Caroline had of course been pushing for recession-busting Green New Deal investment in green jobs and a more resilient society (something I continue to do with progressive economists and campaigns led by young people including Green New Deal Rising), and said the budget was “a massively failed opportunity to shift the economy onto a fairer, greener pathway.”

Now we are in the 16th year of this false choice.

Young people turning 20 this year, who were just starting school as the coalition introduced its austerity budget, will have been aware of literally nothing but cuts and communities forced into hardship for their whole lives.

Older people too have suffered horrifically.

The length of time we have endured this policy of pushing down on people’s prospects means academic research has now had time to uncover real and robust evidence of austerity’s effects.
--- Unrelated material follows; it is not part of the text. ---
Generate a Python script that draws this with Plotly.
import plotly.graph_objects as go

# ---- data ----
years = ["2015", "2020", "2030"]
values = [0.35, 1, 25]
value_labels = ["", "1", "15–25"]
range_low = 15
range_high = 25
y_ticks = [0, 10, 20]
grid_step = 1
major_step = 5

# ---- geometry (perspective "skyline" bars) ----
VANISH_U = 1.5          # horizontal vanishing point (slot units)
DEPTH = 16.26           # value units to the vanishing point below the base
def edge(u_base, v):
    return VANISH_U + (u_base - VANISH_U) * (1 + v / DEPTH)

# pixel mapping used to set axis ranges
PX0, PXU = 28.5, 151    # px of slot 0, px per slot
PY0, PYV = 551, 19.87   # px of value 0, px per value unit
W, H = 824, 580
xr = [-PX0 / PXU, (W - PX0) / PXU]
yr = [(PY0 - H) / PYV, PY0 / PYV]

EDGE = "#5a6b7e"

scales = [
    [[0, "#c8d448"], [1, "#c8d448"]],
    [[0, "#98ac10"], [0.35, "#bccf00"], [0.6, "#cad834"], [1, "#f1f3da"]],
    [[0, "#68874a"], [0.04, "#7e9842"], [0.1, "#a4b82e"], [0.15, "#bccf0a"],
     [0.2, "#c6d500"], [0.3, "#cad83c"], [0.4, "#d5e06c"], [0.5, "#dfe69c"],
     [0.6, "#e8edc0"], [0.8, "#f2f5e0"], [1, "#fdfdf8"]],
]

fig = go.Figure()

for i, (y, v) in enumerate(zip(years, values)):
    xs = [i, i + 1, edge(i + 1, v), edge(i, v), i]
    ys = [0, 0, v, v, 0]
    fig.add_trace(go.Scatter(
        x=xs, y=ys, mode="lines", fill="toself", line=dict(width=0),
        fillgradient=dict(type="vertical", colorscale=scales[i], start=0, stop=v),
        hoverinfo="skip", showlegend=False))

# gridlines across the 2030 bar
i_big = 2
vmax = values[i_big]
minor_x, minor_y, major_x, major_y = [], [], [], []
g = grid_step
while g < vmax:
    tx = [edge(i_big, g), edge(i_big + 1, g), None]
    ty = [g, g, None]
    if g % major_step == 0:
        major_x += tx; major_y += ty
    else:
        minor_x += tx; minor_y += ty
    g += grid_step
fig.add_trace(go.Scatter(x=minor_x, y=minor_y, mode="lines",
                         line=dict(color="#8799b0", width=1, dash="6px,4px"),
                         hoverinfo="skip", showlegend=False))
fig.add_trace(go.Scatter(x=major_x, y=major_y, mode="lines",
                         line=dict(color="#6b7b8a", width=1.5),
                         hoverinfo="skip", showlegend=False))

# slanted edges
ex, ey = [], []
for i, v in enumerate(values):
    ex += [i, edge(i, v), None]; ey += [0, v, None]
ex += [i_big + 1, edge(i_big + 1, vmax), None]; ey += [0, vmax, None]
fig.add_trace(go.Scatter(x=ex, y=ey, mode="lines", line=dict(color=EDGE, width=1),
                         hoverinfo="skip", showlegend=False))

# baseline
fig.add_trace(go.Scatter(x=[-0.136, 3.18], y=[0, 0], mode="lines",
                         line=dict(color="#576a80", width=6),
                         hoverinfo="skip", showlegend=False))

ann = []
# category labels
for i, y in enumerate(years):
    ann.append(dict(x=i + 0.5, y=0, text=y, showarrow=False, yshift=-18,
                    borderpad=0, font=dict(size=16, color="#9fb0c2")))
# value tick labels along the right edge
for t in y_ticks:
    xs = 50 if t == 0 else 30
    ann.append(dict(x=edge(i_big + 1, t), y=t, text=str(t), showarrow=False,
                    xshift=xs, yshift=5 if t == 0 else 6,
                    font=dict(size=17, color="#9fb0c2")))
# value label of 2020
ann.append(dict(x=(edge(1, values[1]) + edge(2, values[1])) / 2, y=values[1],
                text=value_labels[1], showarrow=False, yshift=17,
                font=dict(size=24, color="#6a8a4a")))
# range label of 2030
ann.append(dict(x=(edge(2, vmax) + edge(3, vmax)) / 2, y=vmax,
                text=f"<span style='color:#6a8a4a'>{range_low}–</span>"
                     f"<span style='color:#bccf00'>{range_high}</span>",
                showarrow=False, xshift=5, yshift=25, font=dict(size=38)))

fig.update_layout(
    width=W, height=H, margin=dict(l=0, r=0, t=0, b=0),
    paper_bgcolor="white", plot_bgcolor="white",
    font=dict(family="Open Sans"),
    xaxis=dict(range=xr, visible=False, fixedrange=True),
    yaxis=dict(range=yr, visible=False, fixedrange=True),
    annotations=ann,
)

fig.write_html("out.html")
The results are genuinely horrible.

The London School of Economics estimated in 2024 that 190,000 early deaths had resulted from the period of cuts up to 2019, with poverty and health failings bringing down life expectancy, and an increase in what they call ‘deaths of despair’ such as drug-related poisonings and the results of mental ill-health.
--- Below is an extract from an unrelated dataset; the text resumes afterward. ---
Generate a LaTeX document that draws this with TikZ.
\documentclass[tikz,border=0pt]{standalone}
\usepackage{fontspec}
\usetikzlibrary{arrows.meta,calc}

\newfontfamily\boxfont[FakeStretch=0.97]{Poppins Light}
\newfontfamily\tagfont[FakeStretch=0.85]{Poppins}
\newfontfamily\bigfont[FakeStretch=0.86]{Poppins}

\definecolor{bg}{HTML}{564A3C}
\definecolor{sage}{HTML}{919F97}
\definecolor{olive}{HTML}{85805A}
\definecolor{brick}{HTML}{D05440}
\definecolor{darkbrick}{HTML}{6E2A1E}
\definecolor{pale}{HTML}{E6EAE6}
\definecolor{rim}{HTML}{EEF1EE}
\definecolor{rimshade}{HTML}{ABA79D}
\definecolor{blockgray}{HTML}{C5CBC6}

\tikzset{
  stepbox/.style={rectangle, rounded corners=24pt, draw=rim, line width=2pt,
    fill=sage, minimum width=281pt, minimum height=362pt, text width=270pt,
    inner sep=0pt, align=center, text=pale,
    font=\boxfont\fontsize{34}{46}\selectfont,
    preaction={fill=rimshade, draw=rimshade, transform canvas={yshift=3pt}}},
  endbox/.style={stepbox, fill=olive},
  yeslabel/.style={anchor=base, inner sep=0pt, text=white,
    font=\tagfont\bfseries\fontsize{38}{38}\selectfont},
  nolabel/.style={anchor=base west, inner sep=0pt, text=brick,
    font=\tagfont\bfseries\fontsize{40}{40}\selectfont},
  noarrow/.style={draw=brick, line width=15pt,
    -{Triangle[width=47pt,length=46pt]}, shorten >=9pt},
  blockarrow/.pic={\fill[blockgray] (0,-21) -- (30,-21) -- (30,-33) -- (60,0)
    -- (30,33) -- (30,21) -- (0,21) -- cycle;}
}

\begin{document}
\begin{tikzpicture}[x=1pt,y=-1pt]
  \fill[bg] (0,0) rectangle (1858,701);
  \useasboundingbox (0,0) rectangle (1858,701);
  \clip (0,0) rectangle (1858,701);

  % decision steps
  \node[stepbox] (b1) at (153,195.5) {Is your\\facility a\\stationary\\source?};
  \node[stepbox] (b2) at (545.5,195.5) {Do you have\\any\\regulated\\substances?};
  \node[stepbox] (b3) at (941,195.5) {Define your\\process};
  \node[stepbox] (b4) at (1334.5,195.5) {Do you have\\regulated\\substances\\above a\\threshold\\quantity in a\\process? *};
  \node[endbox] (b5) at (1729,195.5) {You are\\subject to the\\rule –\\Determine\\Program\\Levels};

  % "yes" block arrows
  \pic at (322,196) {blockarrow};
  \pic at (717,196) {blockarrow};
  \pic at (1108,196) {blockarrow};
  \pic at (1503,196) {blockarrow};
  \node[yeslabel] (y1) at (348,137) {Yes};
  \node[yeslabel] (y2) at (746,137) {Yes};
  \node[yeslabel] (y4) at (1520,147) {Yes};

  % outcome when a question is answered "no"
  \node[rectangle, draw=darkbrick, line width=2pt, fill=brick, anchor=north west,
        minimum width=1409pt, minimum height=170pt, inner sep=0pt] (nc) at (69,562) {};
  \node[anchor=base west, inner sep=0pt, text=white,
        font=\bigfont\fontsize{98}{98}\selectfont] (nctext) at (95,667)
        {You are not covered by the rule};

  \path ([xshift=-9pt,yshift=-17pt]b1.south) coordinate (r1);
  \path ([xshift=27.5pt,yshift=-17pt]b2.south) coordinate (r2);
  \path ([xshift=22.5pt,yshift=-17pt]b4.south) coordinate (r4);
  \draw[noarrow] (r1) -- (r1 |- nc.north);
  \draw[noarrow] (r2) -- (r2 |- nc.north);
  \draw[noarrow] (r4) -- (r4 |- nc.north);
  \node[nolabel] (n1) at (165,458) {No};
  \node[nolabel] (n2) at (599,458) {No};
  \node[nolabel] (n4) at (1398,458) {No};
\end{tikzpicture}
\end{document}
The research puts particular emphasis on the impact of welfare cuts, which is one reason it was so shocking to see the exact same playbook being rolled out by the Labour government this time last year, and why it is so important that MPs including Greens, SNP, Plaid, LibDems and a strong rebellion within Labour helped mitigate these plans during 2025.
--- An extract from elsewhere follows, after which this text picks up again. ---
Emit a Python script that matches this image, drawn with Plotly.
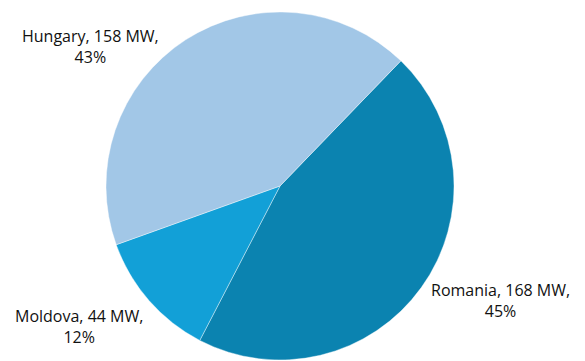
import plotly.graph_objects as go

countries = ["Romania", "Moldova", "Hungary"]
capacity_mw = [168, 44, 158]
percent_labels = ["45%", "12%", "43%"]
colors = ["#0b83b0", "#12a0d7", "#a2c7e7"]

W, H = 585, 361

fig = go.Figure(go.Pie(
    labels=countries,
    values=capacity_mw,
    marker=dict(colors=colors, line=dict(color="white", width=0.4)),
    sort=False,
    direction="clockwise",
    rotation=44,
    textinfo="none",
    hoverinfo="label+value+percent",
    showlegend=False,
    domain=dict(x=[105 / W, 455 / W], y=[1 - 360 / H, 1 - 12 / H]),
))

label_pos = {
    "Romania": (500, 300),
    "Moldova": (79, 326),
    "Hungary": (90, 47),
}
for c, v, p in zip(countries, capacity_mw, percent_labels):
    x, y = label_pos[c]
    fig.add_annotation(
        x=x / W, y=1 - y / H, xref="paper", yref="paper",
        text=f"{c}, {v} MW,<br>{p}", showarrow=False,
        font=dict(family="Open Sans, Liberation Sans, sans-serif", size=16, color="#111111"),
        align="center", xanchor="center", yanchor="middle",
    )

fig.update_layout(
    width=W, height=H,
    margin=dict(l=0, r=0, t=0, b=0),
    paper_bgcolor="white", plot_bgcolor="white",
)
fig.write_html("out.html")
And of course, 2026 will also mark the 10th anniversary of another ideological choice that has harmed our prosperity and resilience as a society: the Brexit referendum.

With a decade now of evidence that our national spirit and the prospects of young citizens have been harmed severely by being cut off from Europe, I believe we need to look again at considering not just closer ties but a genuine reversal of what happened ten years ago.

Democracy matters, and respecting that initial choice also means respecting the rights of younger generations to have their say too now.

Leave’s winning margin in 2016 was 1,269,501 votes, and today there are 4.3 million people in the UK who were under 18 at the time of the vote.

If we include the 16 and 17-year-olds who will soon gain the right to a democratic vote on all aspects of our future, this makes a total of 5 million new people who deserve a chance to have a choice on the future of our country.

One of the ways in which austerity has hit hardest is in local public services, with so many local councils being forced to make even more cuts to already squeezed social support and infrastructure.

It is so frustrating therefore that 2026 will not see the planned local and mayoral elections in Sussex after all.

Not just because polling shows support for Green values is soaring amongst those under 50, but also because these campaigns would shine a further light on the problems caused by austerity and Brexit and onto the different choices that are possible.

My biggest wish for this new year is therefore that young people, and all those who want to push for more hopeful ideas and policies, will join us and make their voices heard in whatever ways they can.